En seconde partie du récital, un autre monument, signé Gustav Mahler : les bouleversants Kindertotenlieder (Chants sur la mort des enfants). Cinq poèmes extraits d’un gigantesque recueil qui en compte 428, écrits par Friedrich Rückert à la suite de la mort de ses deux enfants, ont été choisis par le musicien qui publia en 1904 cette partition aussi douloureuse que métaphysique. Une partition qui envenima un temps les relations entre le compositeur et son épouse Alma, celle-ci reprochant à son époux de provoquer le destin. Malheureusement leur plus jeune fille devait décéder deux ans après. Dans cet environnement de douleur extrême, la pire qui puisse exister, Nina Stemme met au service de ce cycle les mêmes résonances hors du temps que le faisait Kirsten Flagstad, selon les enregistrements qui nous sont parvenus, que ce soit celui de 1949 ou celui de 1958. Ce qui n’est pas un mince compliment. Il faut une voix et un talent d’exception pour concentrer sur quelques notes un pareil sentiment d’innommables douleurs. Le silence qui envahit l’assistance fait écho à ces paroles qui se veulent consolatrices. L’émotion est à son comble. Le public finit tout de même par chavirer vers une formidable ovation empreinte de gratitude.

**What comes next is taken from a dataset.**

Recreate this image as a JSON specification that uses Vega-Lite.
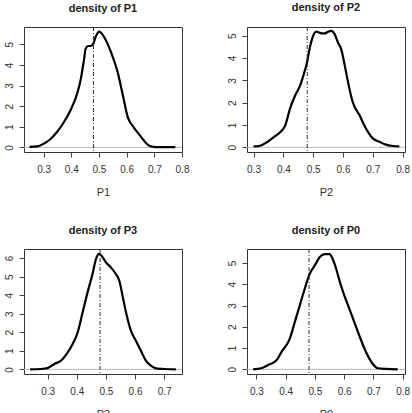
{
  "$schema": "https://vega.github.io/schema/vega-lite/v6.json",
  "padding": {"left": 3, "top": 1, "right": 5, "bottom": 5},
  "background": "white",
  "datasets": {
    "p1": [
      {"x": 0.249, "density": 0.03}, {"x": 0.276, "density": 0.05}, {"x": 0.30, "density": 0.18},
      {"x": 0.324, "density": 0.40}, {"x": 0.349, "density": 0.76}, {"x": 0.373, "density": 1.22},
      {"x": 0.398, "density": 1.83}, {"x": 0.422, "density": 2.65}, {"x": 0.434, "density": 3.30},
      {"x": 0.446, "density": 4.27}, {"x": 0.452, "density": 4.79}, {"x": 0.461, "density": 4.92},
      {"x": 0.471, "density": 4.92}, {"x": 0.480, "density": 5.05}, {"x": 0.489, "density": 5.40},
      {"x": 0.501, "density": 5.62}, {"x": 0.520, "density": 5.32}, {"x": 0.544, "density": 4.60},
      {"x": 0.568, "density": 3.62}, {"x": 0.587, "density": 2.48}, {"x": 0.605, "density": 1.43},
      {"x": 0.623, "density": 1.02}, {"x": 0.641, "density": 0.70}, {"x": 0.660, "density": 0.37},
      {"x": 0.678, "density": 0.11}, {"x": 0.696, "density": 0.03}, {"x": 0.715, "density": 0.02},
      {"x": 0.776, "density": 0.02}
    ],
    "p2": [
      {"x": 0.300, "density": 0.04}, {"x": 0.322, "density": 0.07}, {"x": 0.344, "density": 0.22},
      {"x": 0.367, "density": 0.45}, {"x": 0.389, "density": 0.67}, {"x": 0.406, "density": 0.97},
      {"x": 0.422, "density": 1.72}, {"x": 0.439, "density": 2.31}, {"x": 0.456, "density": 2.76},
      {"x": 0.467, "density": 3.21}, {"x": 0.478, "density": 3.73}, {"x": 0.489, "density": 4.48},
      {"x": 0.500, "density": 5.00}, {"x": 0.511, "density": 5.18}, {"x": 0.528, "density": 5.10},
      {"x": 0.539, "density": 5.10}, {"x": 0.550, "density": 5.18}, {"x": 0.561, "density": 5.22},
      {"x": 0.572, "density": 5.07}, {"x": 0.583, "density": 4.70}, {"x": 0.594, "density": 4.40},
      {"x": 0.606, "density": 3.66}, {"x": 0.617, "density": 2.91}, {"x": 0.633, "density": 2.01},
      {"x": 0.656, "density": 1.42}, {"x": 0.678, "density": 0.82}, {"x": 0.700, "density": 0.40},
      {"x": 0.722, "density": 0.25}, {"x": 0.744, "density": 0.12}, {"x": 0.767, "density": 0.06},
      {"x": 0.789, "density": 0.04}
    ],
    "p3": [
      {"x": 0.240, "density": 0.00}, {"x": 0.277, "density": 0.02}, {"x": 0.300, "density": 0.07},
      {"x": 0.323, "density": 0.29}, {"x": 0.346, "density": 0.47}, {"x": 0.369, "density": 0.92},
      {"x": 0.386, "density": 1.37}, {"x": 0.403, "density": 1.99}, {"x": 0.420, "density": 3.07},
      {"x": 0.437, "density": 4.15}, {"x": 0.454, "density": 5.14}, {"x": 0.466, "density": 5.95},
      {"x": 0.477, "density": 6.23}, {"x": 0.489, "density": 6.04}, {"x": 0.500, "density": 5.77},
      {"x": 0.517, "density": 5.50}, {"x": 0.534, "density": 5.14}, {"x": 0.546, "density": 4.78},
      {"x": 0.557, "density": 3.97}, {"x": 0.569, "density": 3.07}, {"x": 0.586, "density": 2.08},
      {"x": 0.603, "density": 1.54}, {"x": 0.620, "density": 1.00}, {"x": 0.637, "density": 0.47},
      {"x": 0.654, "density": 0.20}, {"x": 0.677, "density": 0.04}, {"x": 0.700, "density": 0.02},
      {"x": 0.740, "density": 0.00}
    ],
    "p0": [
      {"x": 0.289, "density": 0.00}, {"x": 0.317, "density": 0.05}, {"x": 0.340, "density": 0.20},
      {"x": 0.368, "density": 0.41}, {"x": 0.385, "density": 0.80}, {"x": 0.414, "density": 1.43},
      {"x": 0.431, "density": 2.21}, {"x": 0.448, "density": 2.99}, {"x": 0.465, "density": 3.78},
      {"x": 0.482, "density": 4.48}, {"x": 0.499, "density": 4.87}, {"x": 0.516, "density": 5.27},
      {"x": 0.533, "density": 5.42}, {"x": 0.550, "density": 5.42}, {"x": 0.561, "density": 5.19},
      {"x": 0.573, "density": 4.72}, {"x": 0.584, "density": 4.17}, {"x": 0.601, "density": 3.46},
      {"x": 0.618, "density": 2.84}, {"x": 0.635, "density": 2.21}, {"x": 0.652, "density": 1.58},
      {"x": 0.675, "density": 0.80}, {"x": 0.698, "density": 0.25}, {"x": 0.715, "density": 0.05},
      {"x": 0.743, "density": 0.02}, {"x": 0.783, "density": 0.00}
    ]
  },
  "columns": 2,
  "spacing": {"row": 97, "column": 65},
  "bounds": "flush",
  "concat": [
    {
      "title": "density of P1",
      "width": 158, "height": 125,
      "encoding": {
        "x": {"type": "quantitative", "scale": {"domain": [0.229, 0.80], "nice": false, "zero": false}, "axis": {"values": [0.3, 0.4, 0.5, 0.6, 0.7, 0.8], "title": "P1"}},
        "y": {"type": "quantitative", "scale": {"domain": [-0.22, 5.84], "nice": false, "zero": false}, "axis": {"values": [0, 1, 2, 3, 4, 5], "title": null}}
      },
      "layer": [
        {"data": {"values": [{}]}, "mark": {"type": "rule", "color": "#bbbbbb", "strokeWidth": 1}, "encoding": {"x": null, "y": {"datum": 0, "type": "quantitative", "scale": {"domain": [-0.22, 5.84], "nice": false, "zero": false}, "axis": {"values": [0, 1, 2, 3, 4, 5], "title": null}}}},
        {"data": {"name": "p1"}, "mark": {"type": "line", "color": "#000", "strokeWidth": 2.2, "interpolate": "monotone"},
         "encoding": {"x": {"field": "x"}, "y": {"field": "density"}}},
        {"data": {"values": [{}]}, "mark": {"type": "rule", "color": "#333", "strokeWidth": 1, "strokeDash": [4, 2, 1, 2]}, "encoding": {"y": null, "x": {"datum": 0.48, "type": "quantitative", "scale": {"domain": [0.229, 0.80], "nice": false, "zero": false}, "axis": {"values": [0.3, 0.4, 0.5, 0.6, 0.7, 0.8], "title": "P1"}}}}
      ]
    },
    {
      "title": "density of P2",
      "width": 158, "height": 125,
      "encoding": {
        "x": {"type": "quantitative", "scale": {"domain": [0.278, 0.808], "nice": false, "zero": false}, "axis": {"values": [0.3, 0.4, 0.5, 0.6, 0.7, 0.8], "title": "P2"}},
        "y": {"type": "quantitative", "scale": {"domain": [-0.21, 5.39], "nice": false, "zero": false}, "axis": {"values": [0, 1, 2, 3, 4, 5], "title": null}}
      },
      "layer": [
        {"data": {"values": [{}]}, "mark": {"type": "rule", "color": "#bbbbbb", "strokeWidth": 1}, "encoding": {"x": null, "y": {"datum": 0, "type": "quantitative", "scale": {"domain": [-0.21, 5.39], "nice": false, "zero": false}, "axis": {"values": [0, 1, 2, 3, 4, 5], "title": null}}}},
        {"data": {"name": "p2"}, "mark": {"type": "line", "color": "#000", "strokeWidth": 2.2, "interpolate": "monotone"},
         "encoding": {"x": {"field": "x"}, "y": {"field": "density"}}},
        {"data": {"values": [{}]}, "mark": {"type": "rule", "color": "#333", "strokeWidth": 1, "strokeDash": [4, 2, 1, 2]}, "encoding": {"y": null, "x": {"datum": 0.48, "type": "quantitative", "scale": {"domain": [0.278, 0.808], "nice": false, "zero": false}, "axis": {"values": [0.3, 0.4, 0.5, 0.6, 0.7, 0.8], "title": "P2"}}}}
      ]
    },
    {
      "title": "density of P3",
      "width": 158, "height": 125,
      "encoding": {
        "x": {"type": "quantitative", "scale": {"domain": [0.219, 0.761], "nice": false, "zero": false}, "axis": {"values": [0.3, 0.4, 0.5, 0.6, 0.7], "title": "P3"}},
        "y": {"type": "quantitative", "scale": {"domain": [-0.25, 6.49], "nice": false, "zero": false}, "axis": {"values": [0, 1, 2, 3, 4, 5, 6], "title": null}}
      },
      "layer": [
        {"data": {"values": [{}]}, "mark": {"type": "rule", "color": "#bbbbbb", "strokeWidth": 1}, "encoding": {"x": null, "y": {"datum": 0, "type": "quantitative", "scale": {"domain": [-0.25, 6.49], "nice": false, "zero": false}, "axis": {"values": [0, 1, 2, 3, 4, 5, 6], "title": null}}}},
        {"data": {"name": "p3"}, "mark": {"type": "line", "color": "#000", "strokeWidth": 2.2, "interpolate": "monotone"},
         "encoding": {"x": {"field": "x"}, "y": {"field": "density"}}},
        {"data": {"values": [{}]}, "mark": {"type": "rule", "color": "#333", "strokeWidth": 1, "strokeDash": [4, 2, 1, 2]}, "encoding": {"y": null, "x": {"datum": 0.48, "type": "quantitative", "scale": {"domain": [0.219, 0.761], "nice": false, "zero": false}, "axis": {"values": [0.3, 0.4, 0.5, 0.6, 0.7], "title": "P3"}}}}
      ]
    },
    {
      "title": "density of P0",
      "width": 158, "height": 125,
      "encoding": {
        "x": {"type": "quantitative", "scale": {"domain": [0.268, 0.808], "nice": false, "zero": false}, "axis": {"values": [0.3, 0.4, 0.5, 0.6, 0.7, 0.8], "title": "P0"}},
        "y": {"type": "quantitative", "scale": {"domain": [-0.22, 5.66], "nice": false, "zero": false}, "axis": {"values": [0, 1, 2, 3, 4, 5], "title": null}}
      },
      "layer": [
        {"data": {"values": [{}]}, "mark": {"type": "rule", "color": "#bbbbbb", "strokeWidth": 1}, "encoding": {"x": null, "y": {"datum": 0, "type": "quantitative", "scale": {"domain": [-0.22, 5.66], "nice": false, "zero": false}, "axis": {"values": [0, 1, 2, 3, 4, 5], "title": null}}}},
        {"data": {"name": "p0"}, "mark": {"type": "line", "color": "#000", "strokeWidth": 2.2, "interpolate": "monotone"},
         "encoding": {"x": {"field": "x"}, "y": {"field": "density"}}},
        {"data": {"values": [{}]}, "mark": {"type": "rule", "color": "#333", "strokeWidth": 1, "strokeDash": [4, 2, 1, 2]}, "encoding": {"y": null, "x": {"datum": 0.48, "type": "quantitative", "scale": {"domain": [0.268, 0.808], "nice": false, "zero": false}, "axis": {"values": [0.3, 0.4, 0.5, 0.6, 0.7, 0.8], "title": "P0"}}}}
      ]
    }
  ],
  "config": {
    "font": "Liberation Sans",
    "view": {"stroke": "#333", "strokeWidth": 1},
    "axis": {"grid": false, "domain": false, "tickColor": "#444", "tickSize": 5, "labelColor": "#333", "labelFontSize": 10, "titleColor": "#333", "titleFontSize": 11, "titleFontWeight": "normal", "labelFont": "Liberation Sans", "titleFont": "Liberation Sans", "labelOverlap": false, "labelBound": false, "labelFlush": false},
    "axisX": {"labelPadding": 7, "titlePadding": 12},
    "axisY": {"labelAngle": -90, "labelAlign": "center", "labelBaseline": "bottom", "labelPadding": 5},
    "title": {"fontSize": 11, "fontWeight": "bold", "color": "#222", "offset": 13, "font": "Liberation Sans"}
  }
}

Ne souhaitant pas terminer sur une pareille note, Nina Stemme enchaîne, bis inclus (My Ship), avec des chansons de Kurt Weill, sur des textes de Bertolt Brecht, Roger Fernay et Ira Gershwin, dont le célébrissime Youkali.
Un récital qui fait d’ores et déjà date ! A l’image de celui que donna Kirsten Flagstad en ce même lieu en 1952.